Records for the task =>
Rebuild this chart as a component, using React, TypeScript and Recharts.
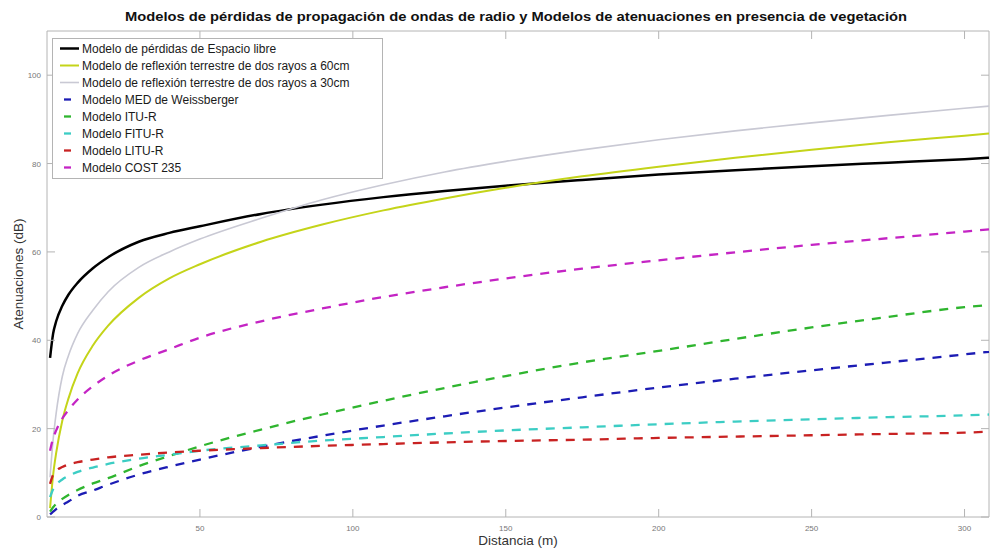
import { LineChart, Line, XAxis, YAxis, Legend, ReferenceArea } from 'recharts'

// distancia (m) y atenuaciones (dB)
const distancias = [1, 2, 3, 5, 7, 10, 15, 20, 30, 40, 50, 70, 90, 110, 130, 150, 175, 200, 225, 250, 275, 300, 308]
const espacioLibre = [36, 41.5, 44.3, 47.8, 50.3, 53, 56.3, 58.8, 62.3, 64.3, 65.8, 68.6, 70.7, 72.4, 73.8, 75.0, 76.3, 77.5, 78.5, 79.4, 80.2, 81.0, 81.3]
const dosRayos60 = [2, 9.5, 14.5, 21.8, 26.8, 32.5, 38.8, 43.3, 49.6, 54.0, 57.2, 62.3, 66.2, 69.4, 72.1, 74.5, 77.1, 79.3, 81.3, 83.1, 84.8, 86.3, 86.8]
const dosRayos30 = [9, 17.5, 23.5, 31.8, 36.5, 41.5, 46.8, 51.0, 56.5, 60.0, 62.9, 67.6, 71.8, 75.2, 78.1, 80.5, 83.1, 85.4, 87.4, 89.2, 90.9, 92.5, 93.0]
const weissberger = [0.6, 1.2, 1.8, 2.7, 3.5, 4.8, 6.0, 7.3, 9.6, 11.4, 13.0, 15.9, 18.4, 20.7, 22.8, 24.8, 27.1, 29.3, 31.3, 33.2, 35.0, 36.8, 37.4]
const ituR = [1.2, 2.2, 3.0, 4.1, 5.0, 6.1, 7.6, 8.8, 11.5, 13.8, 16.0, 19.8, 23.2, 26.3, 29.2, 31.9, 35.0, 37.6, 40.3, 42.9, 45.3, 47.5, 48.0]
const fituR = [4.5, 6.3, 7.3, 8.5, 9.3, 10.2, 11.2, 12.0, 13.2, 14.1, 15.0, 16.2, 17.3, 18.1, 18.9, 19.6, 20.3, 21.0, 21.6, 22.1, 22.6, 23.0, 23.2]
const lituR = [7.5, 9.6, 10.5, 11.3, 11.9, 12.4, 13.0, 13.5, 14.1, 14.6, 15.0, 15.6, 16.1, 16.5, 16.9, 17.2, 17.5, 17.9, 18.2, 18.5, 18.8, 19.1, 19.3]
const cost235 = [15, 17.8, 19.6, 22.3, 24.2, 26.6, 29.6, 32, 35.4, 38, 40.6, 44.3, 47.2, 49.8, 52, 54, 56.2, 58.1, 59.9, 61.6, 63.1, 64.6, 65.1]

const xTicks = [50, 100, 150, 200, 250, 300]
const yTicks = [0, 20, 40, 60, 80, 100]

const series = [
  { key: 'libre', nombre: 'Modelo de pérdidas de Espacio libre', valores: espacioLibre, color: '#000000', ancho: 2.5, dash: '' },
  { key: 'r60', nombre: 'Modelo de reflexión terrestre de dos rayos a 60cm', valores: dosRayos60, color: '#c4d419', ancho: 2, dash: '' },
  { key: 'r30', nombre: 'Modelo de reflexión terrestre de dos rayos a 30cm', valores: dosRayos30, color: '#c9c9d4', ancho: 1.6, dash: '' },
  { key: 'med', nombre: 'Modelo MED de Weissberger', valores: weissberger, color: '#1c1cb4', ancho: 2.3, dash: '9 8' },
  { key: 'itu', nombre: 'Modelo ITU-R', valores: ituR, color: '#2fb52f', ancho: 2.3, dash: '9 8' },
  { key: 'fitu', nombre: 'Modelo FITU-R', valores: fituR, color: '#3ccdc4', ancho: 2.3, dash: '9 8' },
  { key: 'litu', nombre: 'Modelo LITU-R', valores: lituR, color: '#c82222', ancho: 2.3, dash: '9 8' },
  { key: 'cost', nombre: 'Modelo COST 235', valores: cost235, color: '#c424c4', ancho: 2.3, dash: '9 8' },
]

const data = distancias.map((d, i) => {
  const fila: Record<string, number> = { d }
  series.forEach(s => { fila[s.key] = s.valores[i] })
  return fila
})

const FUENTE = "'Liberation Sans', Arial, Helvetica, sans-serif"
const TOP = 31, BOTTOM = 517, LEFT = 47, RIGHT = 989
const EJE = '#b4b4b4'

const TickX = ({ x, payload }: any) => (
  <g>
    <line x1={x} x2={x} y1={BOTTOM} y2={BOTTOM - 8} stroke={EJE} />
    <line x1={x} x2={x} y1={TOP} y2={TOP + 8} stroke={EJE} />
    <text x={x} y={BOTTOM + 14} textAnchor="middle" fontSize={8} fill="#777" fontFamily={FUENTE}>{payload.value}</text>
  </g>
)

const TickY = ({ y, payload }: any) => (
  <g>
    <line x1={LEFT} x2={LEFT + 8} y1={y} y2={y} stroke={EJE} />
    <line x1={RIGHT} x2={RIGHT - 8} y1={y} y2={y} stroke={EJE} />
    <text x={LEFT - 6} y={y + 3} textAnchor="end" fontSize={8} fill="#777" fontFamily={FUENTE}>{payload.value}</text>
  </g>
)

const Leyenda = () => (
  <div style={{ border: `1px solid ${EJE}`, background: '#fff', padding: '1px 0 2px 0', fontFamily: FUENTE }}>
    {series.map(s => (
      <div key={s.key} style={{ display: 'flex', alignItems: 'center', height: 17 }}>
        <svg width={29} height={17} style={{ flex: 'none' }}>
          {s.dash
            ? <line x1={11} x2={18} y1={8.5} y2={8.5} stroke={s.color} strokeWidth={2.3} />
            : <line x1={7} x2={26} y1={8.5} y2={8.5} stroke={s.color} strokeWidth={s.ancho} />}
        </svg>
        <span style={{ fontSize: 12, color: '#1a1a1a', whiteSpace: 'nowrap' }}>{s.nombre}</span>
      </div>
    ))}
  </div>
)

export default function App() {
  return (
    <div style={{ position: 'absolute', left: 0, top: 0, width: 990, height: 554, background: '#fff', overflow: 'hidden' }}>
      <LineChart width={990} height={554} data={data} margin={{ top: TOP, right: 990 - RIGHT, bottom: 7, left: 0 }}>
        <XAxis type="number" dataKey="d" domain={[0, 308]} ticks={xTicks} interval={0} height={30}
          axisLine={false} tickLine={false} tick={<TickX />} />
        <YAxis type="number" domain={[0, 110]} ticks={yTicks} interval={0} width={LEFT}
          axisLine={false} tickLine={false} tick={<TickY />} />
        <ReferenceArea x1={0} x2={308} y1={0} y2={110} fill="none" stroke={EJE} strokeWidth={1} />
        {series.map(s => (
          <Line key={s.key} type="monotone" dataKey={s.key} name={s.nombre} stroke={s.color} strokeWidth={s.ancho}
            strokeDasharray={s.dash || undefined} dot={false} activeDot={false} isAnimationActive={false} />
        ))}
        <Legend layout="horizontal" verticalAlign="middle" align="center" content={<Leyenda />}
          wrapperStyle={{ left: 52, top: 38, width: 331, height: 'auto' }} />
      </LineChart>
      <svg width={990} height={554} style={{ position: 'absolute', left: 0, top: 0, pointerEvents: 'none' }}>
        <text x={516} y={21} textAnchor="middle" fontSize={12.5} fontWeight="bold" fill="#111" fontFamily={FUENTE}
          textLength={782} lengthAdjust="spacingAndGlyphs">
          Modelos de pérdidas de propagación de ondas de radio y Modelos de atenuaciones en presencia de vegetación
        </text>
        <text x={518} y={545} textAnchor="middle" fontSize={13.5} fill="#333" fontFamily={FUENTE}>Distancia (m)</text>
        <text x={23} y={274} textAnchor="middle" fontSize={13.5} fill="#333" fontFamily={FUENTE}
          transform="rotate(-90 23 274)">Atenuaciones (dB)</text>
      </svg>
    </div>
  )
}
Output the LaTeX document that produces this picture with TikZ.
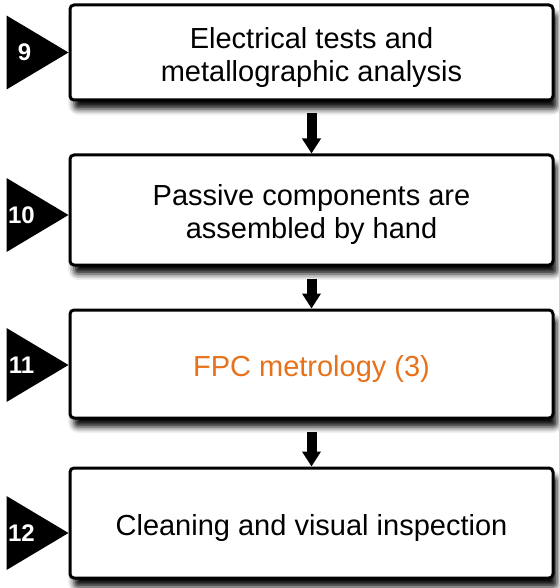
\documentclass[tikz,border=0pt]{standalone}
\usepackage{fontspec}
\setmainfont{Liberation Sans}
\usepackage{tikz}
\usetikzlibrary{arrows.meta,shadows.blur,positioning}

\definecolor{fpcorange}{RGB}{232,114,28}

\tikzset{
  stepbox/.style={draw=black,line width=3pt,rounded corners=4pt,fill=white,
    minimum width=483pt,
    blur shadow={shadow xshift=4pt,shadow yshift=-9pt,shadow blur radius=6pt,
      shadow opacity=95}},
  steptext/.style={align=center,font=\fontsize{29}{33}\selectfont},
  stepnum/.style={text=white,font=\fontsize{24}{24}\selectfont\bfseries},
  flow/.style={line width=10pt,-{Triangle[width=18pt,length=15pt]}}
}

\begin{document}
\begin{tikzpicture}[x=1pt,y=-1pt]
  \useasboundingbox (0,0) rectangle (558,588);

  \node[stepbox,minimum height=95pt] (b9) at (311.5,52.5) {};
  \node[stepbox,minimum height=110pt] (b10) at (311.5,210) {};
  \node[stepbox,minimum height=108pt] (b11) at (311.5,364) {};
  \node[stepbox,minimum height=110pt] (b12) at (311.5,523) {};

  \node[steptext] (t9) at ([yshift=-5pt]b9.center)
    {Electrical tests and\\metallographic analysis};
  \node[steptext] (t10) at ([yshift=-5pt]b10.center)
    {Passive components are\\assembled by hand};
  \node[steptext,text=fpcorange] (t11) at ([yshift=-5pt]b11.center)
    {FPC metrology (3)};
  \node[steptext] (t12) at ([yshift=-5pt]b12.center)
    {Cleaning and visual inspection};

  % step markers
  \foreach \b/\d in {b9/0,b10/5,b11/1,b12/10}{
    \fill ([yshift=-\d pt]\b.west) -- ++(-62,-37) -- ++(0,74) -- cycle;
  }
  \node[stepnum] (n9) at ([xshift=-44pt]b9.west) {9};
  \node[stepnum] (n10) at ([xshift=-47pt,yshift=-5pt]b10.west) {10};
  \node[stepnum] (n11) at ([xshift=-47pt,yshift=-1pt]b11.west) {11};
  \node[stepnum] (n12) at ([xshift=-47pt,yshift=-10pt]b12.west) {12};

  \draw[flow] ([yshift=-12pt]b9.south) -- (b10.north);
  \draw[flow] ([yshift=-12pt]b10.south) -- (b11.north);
  \draw[flow] ([yshift=-12pt]b11.south) -- (b12.north);
\end{tikzpicture}
\end{document}
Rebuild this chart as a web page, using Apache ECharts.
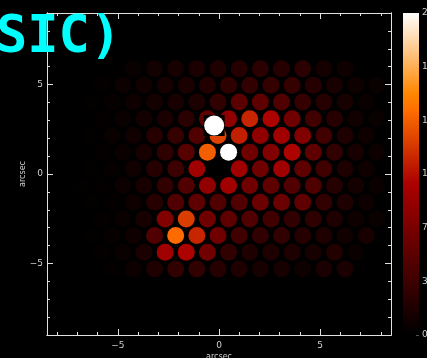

What is asked => Keep the pictures out, and extract only the lines that begin at the one containing "Output the LaTeX" and end at the one containing "(0,0) rectangle (558,588);", inclusive.

Result for this exercise =>
Output the LaTeX document that produces this picture with TikZ.
\documentclass[tikz,border=0pt]{standalone}
\usepackage{fontspec}
\setmainfont{Liberation Sans}
\usepackage{tikz}
\usetikzlibrary{arrows.meta,shadows.blur,positioning}

\definecolor{fpcorange}{RGB}{232,114,28}

\tikzset{
  stepbox/.style={draw=black,line width=3pt,rounded corners=4pt,fill=white,
    minimum width=483pt,
    blur shadow={shadow xshift=4pt,shadow yshift=-9pt,shadow blur radius=6pt,
      shadow opacity=95}},
  steptext/.style={align=center,font=\fontsize{29}{33}\selectfont},
  stepnum/.style={text=white,font=\fontsize{24}{24}\selectfont\bfseries},
  flow/.style={line width=10pt,-{Triangle[width=18pt,length=15pt]}}
}

\begin{document}
\begin{tikzpicture}[x=1pt,y=-1pt]
  \useasboundingbox (0,0) rectangle (558,588);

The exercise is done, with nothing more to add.